Cats and Flies. An odd pairing indeed. What do they have in common? The answer to this question is simple: useful hair. Your own hair can be useful. It can keep you warm, protect you from sunburn and, yes, show the world your style. But the hair on cats and flies can save their lives.
Have you ever watched a cat stalking something in grass? You strain to see what they’re after, but you can’t. The cat might not be able to see it either. What tells a cat that something is skittering around in the grass is its hair. Cat hair is extremely sensitive. When a mouse of beetle moves through the grass, it disturbs air. Cat’s hair is able to detect that movement.
Even tiny changes in air pressure can be felt by cat hair, pointing the animal toward a potential snack. The hair also alerts them to predators sneaking up behind them, helping keep the kitty alive.
That same special hair ability tells flies when someone is trying to swat them.
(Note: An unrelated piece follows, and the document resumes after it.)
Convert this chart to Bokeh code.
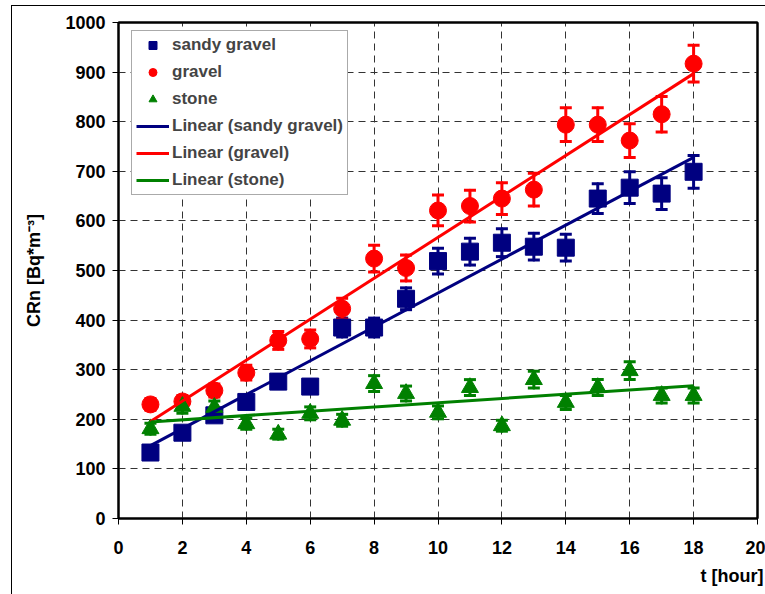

When you swing a swatter towards a fly, the swatter compresses the air between it and the insect. The fly’s hairs can feel the air pressure changes overhead and has time to take off before the swatter comes down.
Cats and flies have something else in common: useful foot pads.
The pads on the bottom of a cat’s paws are very sensitive, able to detect temperature, pressure and even vibrations, giving the feline yet another tool for staying alive.
Fly foot pads perform valuable work, too, but again, the main reason is hair. Flies have hair on their legs.
They also have hair on their foot pads that produce a form of glue made of sugar and oil. This glue helps them land and walk on walls and ceilings. It also means that flies leave tiny, sticky little footprints on anything those foot pads touch, like counters and people.
This glue can hold diseases that stay behind after the fly has swooped away, which is why flies are known as health hazards.
Cats can carry disease on their pads, too, but at least they don’t make glue.
Cats and flies are incredibly different, belong to different animal categories. Still, they share the biological advantage of having useful hair. That hair, with its sensitivity to air pressure, means that when your kitten is trying to catch a fly, the fight will be even.